Source data ->
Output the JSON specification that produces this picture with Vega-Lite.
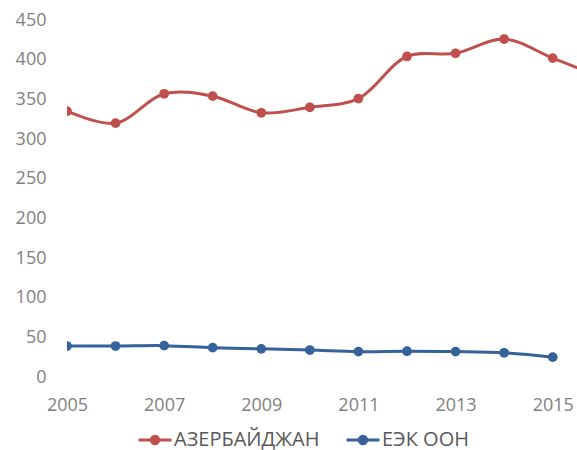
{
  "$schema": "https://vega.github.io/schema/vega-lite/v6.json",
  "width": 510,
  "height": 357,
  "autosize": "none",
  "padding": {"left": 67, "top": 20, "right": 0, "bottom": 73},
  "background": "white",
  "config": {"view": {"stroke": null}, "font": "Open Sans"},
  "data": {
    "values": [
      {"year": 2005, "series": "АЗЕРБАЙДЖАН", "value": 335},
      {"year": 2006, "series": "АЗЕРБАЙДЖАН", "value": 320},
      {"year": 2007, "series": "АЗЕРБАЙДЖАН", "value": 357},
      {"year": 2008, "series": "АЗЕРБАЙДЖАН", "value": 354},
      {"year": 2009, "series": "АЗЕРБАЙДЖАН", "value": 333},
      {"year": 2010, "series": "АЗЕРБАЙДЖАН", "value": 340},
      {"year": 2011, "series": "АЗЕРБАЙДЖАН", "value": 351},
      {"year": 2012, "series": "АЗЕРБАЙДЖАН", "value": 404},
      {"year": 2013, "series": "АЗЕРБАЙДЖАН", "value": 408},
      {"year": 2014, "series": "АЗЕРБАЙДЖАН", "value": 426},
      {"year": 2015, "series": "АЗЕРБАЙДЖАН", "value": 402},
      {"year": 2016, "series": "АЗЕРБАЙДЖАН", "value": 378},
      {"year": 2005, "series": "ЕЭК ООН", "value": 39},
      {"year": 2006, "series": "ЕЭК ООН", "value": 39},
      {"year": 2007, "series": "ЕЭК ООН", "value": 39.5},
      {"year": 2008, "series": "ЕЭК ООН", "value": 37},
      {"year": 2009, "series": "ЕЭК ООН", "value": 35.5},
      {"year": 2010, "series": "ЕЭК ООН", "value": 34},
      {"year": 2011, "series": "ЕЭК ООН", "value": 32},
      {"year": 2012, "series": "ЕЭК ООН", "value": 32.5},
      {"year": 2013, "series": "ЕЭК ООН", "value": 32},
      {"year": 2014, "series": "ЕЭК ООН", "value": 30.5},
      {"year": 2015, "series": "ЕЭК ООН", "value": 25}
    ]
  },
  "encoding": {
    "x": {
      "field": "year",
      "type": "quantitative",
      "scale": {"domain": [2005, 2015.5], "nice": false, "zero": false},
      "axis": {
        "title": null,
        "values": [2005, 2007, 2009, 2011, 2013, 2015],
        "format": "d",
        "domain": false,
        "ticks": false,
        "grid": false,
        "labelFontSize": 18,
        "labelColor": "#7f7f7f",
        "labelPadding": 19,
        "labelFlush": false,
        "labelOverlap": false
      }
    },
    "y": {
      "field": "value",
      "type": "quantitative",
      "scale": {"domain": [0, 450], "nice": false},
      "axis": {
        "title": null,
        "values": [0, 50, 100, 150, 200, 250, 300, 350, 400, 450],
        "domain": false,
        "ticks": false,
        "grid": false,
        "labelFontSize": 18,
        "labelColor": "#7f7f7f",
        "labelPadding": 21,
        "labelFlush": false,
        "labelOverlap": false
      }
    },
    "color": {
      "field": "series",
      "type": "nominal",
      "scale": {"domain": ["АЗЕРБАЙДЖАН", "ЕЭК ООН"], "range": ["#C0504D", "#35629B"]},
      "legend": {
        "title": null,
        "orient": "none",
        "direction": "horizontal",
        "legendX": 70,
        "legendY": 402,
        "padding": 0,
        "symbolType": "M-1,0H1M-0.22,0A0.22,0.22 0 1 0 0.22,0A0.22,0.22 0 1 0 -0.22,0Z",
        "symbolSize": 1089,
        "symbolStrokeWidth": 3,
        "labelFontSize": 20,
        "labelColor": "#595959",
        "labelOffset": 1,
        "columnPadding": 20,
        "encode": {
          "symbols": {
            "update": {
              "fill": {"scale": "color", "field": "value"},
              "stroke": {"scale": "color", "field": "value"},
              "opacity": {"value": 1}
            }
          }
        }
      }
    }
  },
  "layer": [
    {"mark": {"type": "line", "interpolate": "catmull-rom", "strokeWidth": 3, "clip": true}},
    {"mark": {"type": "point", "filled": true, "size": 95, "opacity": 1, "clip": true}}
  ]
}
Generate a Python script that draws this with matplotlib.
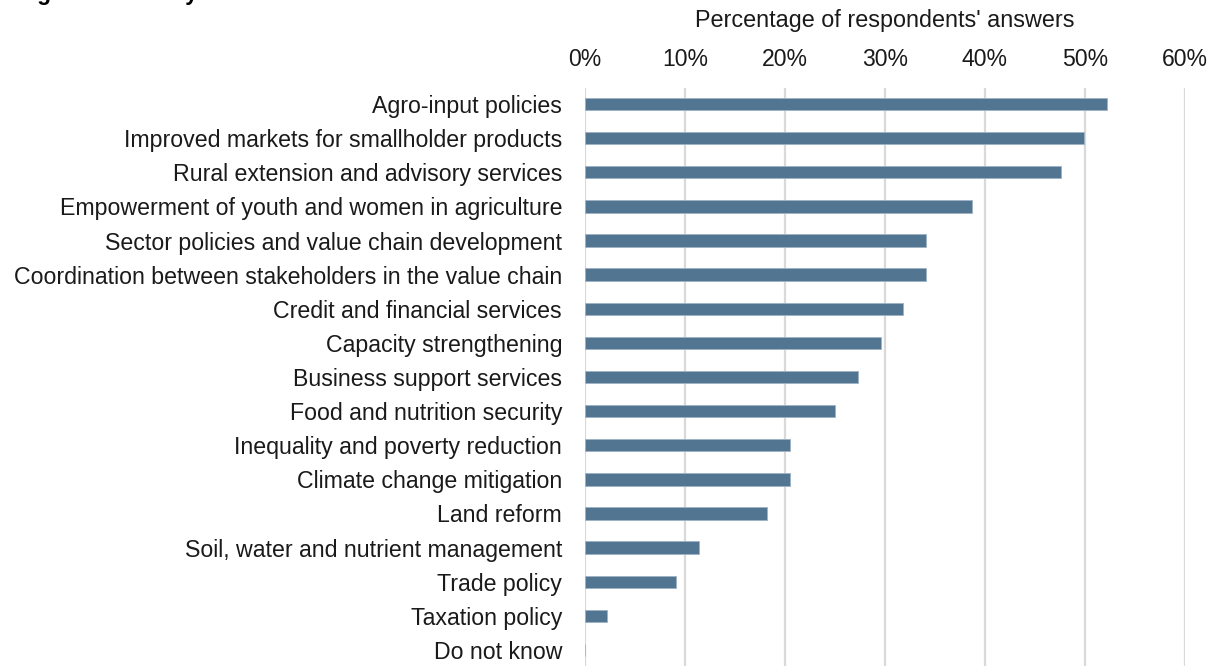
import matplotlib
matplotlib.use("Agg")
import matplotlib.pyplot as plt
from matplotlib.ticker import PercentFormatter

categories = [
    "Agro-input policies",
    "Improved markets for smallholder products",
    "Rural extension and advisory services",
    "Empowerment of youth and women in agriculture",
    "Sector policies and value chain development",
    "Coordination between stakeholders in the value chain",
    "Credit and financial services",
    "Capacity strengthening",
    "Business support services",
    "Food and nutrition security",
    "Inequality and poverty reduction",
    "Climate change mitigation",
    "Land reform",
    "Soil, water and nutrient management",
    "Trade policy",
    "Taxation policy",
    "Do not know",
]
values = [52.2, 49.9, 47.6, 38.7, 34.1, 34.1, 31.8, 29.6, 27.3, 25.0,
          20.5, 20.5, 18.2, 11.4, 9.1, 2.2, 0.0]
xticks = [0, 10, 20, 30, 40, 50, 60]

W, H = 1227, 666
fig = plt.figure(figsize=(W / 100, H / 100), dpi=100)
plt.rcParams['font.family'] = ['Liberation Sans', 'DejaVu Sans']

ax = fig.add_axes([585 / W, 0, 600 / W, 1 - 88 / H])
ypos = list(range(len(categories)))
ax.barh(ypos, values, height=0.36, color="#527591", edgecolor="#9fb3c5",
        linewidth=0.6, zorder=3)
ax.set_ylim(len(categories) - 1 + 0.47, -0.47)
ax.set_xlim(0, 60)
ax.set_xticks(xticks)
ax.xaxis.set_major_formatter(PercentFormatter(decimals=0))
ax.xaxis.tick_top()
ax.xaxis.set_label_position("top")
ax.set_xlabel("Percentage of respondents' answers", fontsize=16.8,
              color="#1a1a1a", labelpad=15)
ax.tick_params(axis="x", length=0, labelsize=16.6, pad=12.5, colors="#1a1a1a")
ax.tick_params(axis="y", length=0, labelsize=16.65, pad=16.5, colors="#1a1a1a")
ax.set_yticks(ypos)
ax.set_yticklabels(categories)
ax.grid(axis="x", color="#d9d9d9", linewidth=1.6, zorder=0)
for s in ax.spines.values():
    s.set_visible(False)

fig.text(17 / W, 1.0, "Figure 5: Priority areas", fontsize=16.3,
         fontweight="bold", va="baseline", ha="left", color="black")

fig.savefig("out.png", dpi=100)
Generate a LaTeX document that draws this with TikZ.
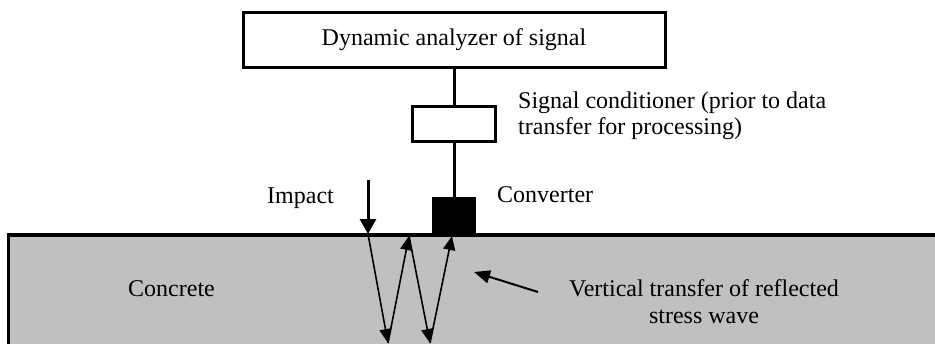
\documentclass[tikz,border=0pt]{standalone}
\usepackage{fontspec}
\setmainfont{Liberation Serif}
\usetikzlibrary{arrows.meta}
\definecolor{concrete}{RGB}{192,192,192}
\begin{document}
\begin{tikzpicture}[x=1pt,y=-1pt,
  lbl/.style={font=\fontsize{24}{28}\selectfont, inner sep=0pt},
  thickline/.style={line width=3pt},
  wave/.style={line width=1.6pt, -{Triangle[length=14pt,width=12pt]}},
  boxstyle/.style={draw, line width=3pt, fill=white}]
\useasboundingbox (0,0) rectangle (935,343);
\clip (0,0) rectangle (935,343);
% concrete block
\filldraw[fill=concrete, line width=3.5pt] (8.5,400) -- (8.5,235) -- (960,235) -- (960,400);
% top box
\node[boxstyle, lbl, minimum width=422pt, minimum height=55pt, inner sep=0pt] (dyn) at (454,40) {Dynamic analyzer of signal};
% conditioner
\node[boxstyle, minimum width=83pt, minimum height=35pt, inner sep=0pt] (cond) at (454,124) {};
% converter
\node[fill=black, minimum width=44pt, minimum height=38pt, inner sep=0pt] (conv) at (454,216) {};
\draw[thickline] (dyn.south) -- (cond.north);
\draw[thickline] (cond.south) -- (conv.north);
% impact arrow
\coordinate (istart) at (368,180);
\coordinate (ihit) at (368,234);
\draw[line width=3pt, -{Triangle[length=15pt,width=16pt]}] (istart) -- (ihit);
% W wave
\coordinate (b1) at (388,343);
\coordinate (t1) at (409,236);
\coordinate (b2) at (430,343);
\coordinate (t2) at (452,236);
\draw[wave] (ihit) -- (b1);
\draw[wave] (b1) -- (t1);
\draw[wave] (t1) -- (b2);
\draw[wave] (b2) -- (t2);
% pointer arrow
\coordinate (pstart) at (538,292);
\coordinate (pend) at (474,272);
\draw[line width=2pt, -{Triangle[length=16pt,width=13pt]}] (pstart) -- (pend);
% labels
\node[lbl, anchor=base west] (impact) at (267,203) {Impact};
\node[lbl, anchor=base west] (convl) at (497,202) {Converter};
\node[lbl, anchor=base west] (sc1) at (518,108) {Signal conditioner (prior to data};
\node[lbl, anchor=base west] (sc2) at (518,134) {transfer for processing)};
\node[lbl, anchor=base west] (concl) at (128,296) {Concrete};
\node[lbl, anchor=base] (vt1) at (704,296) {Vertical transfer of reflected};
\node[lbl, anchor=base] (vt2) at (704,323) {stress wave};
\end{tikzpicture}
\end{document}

Stated goal -> Make an exact copy of the lines from the one that contains "Generate a Python" through the one that contains "from matplotlib.ticker import", both included, and no other lines. Pictures are skipped.

Task solution ->
Generate a Python script that draws this with matplotlib.
import matplotlib
matplotlib.use("Agg")
import matplotlib.pyplot as plt
from matplotlib.ticker import PercentFormatter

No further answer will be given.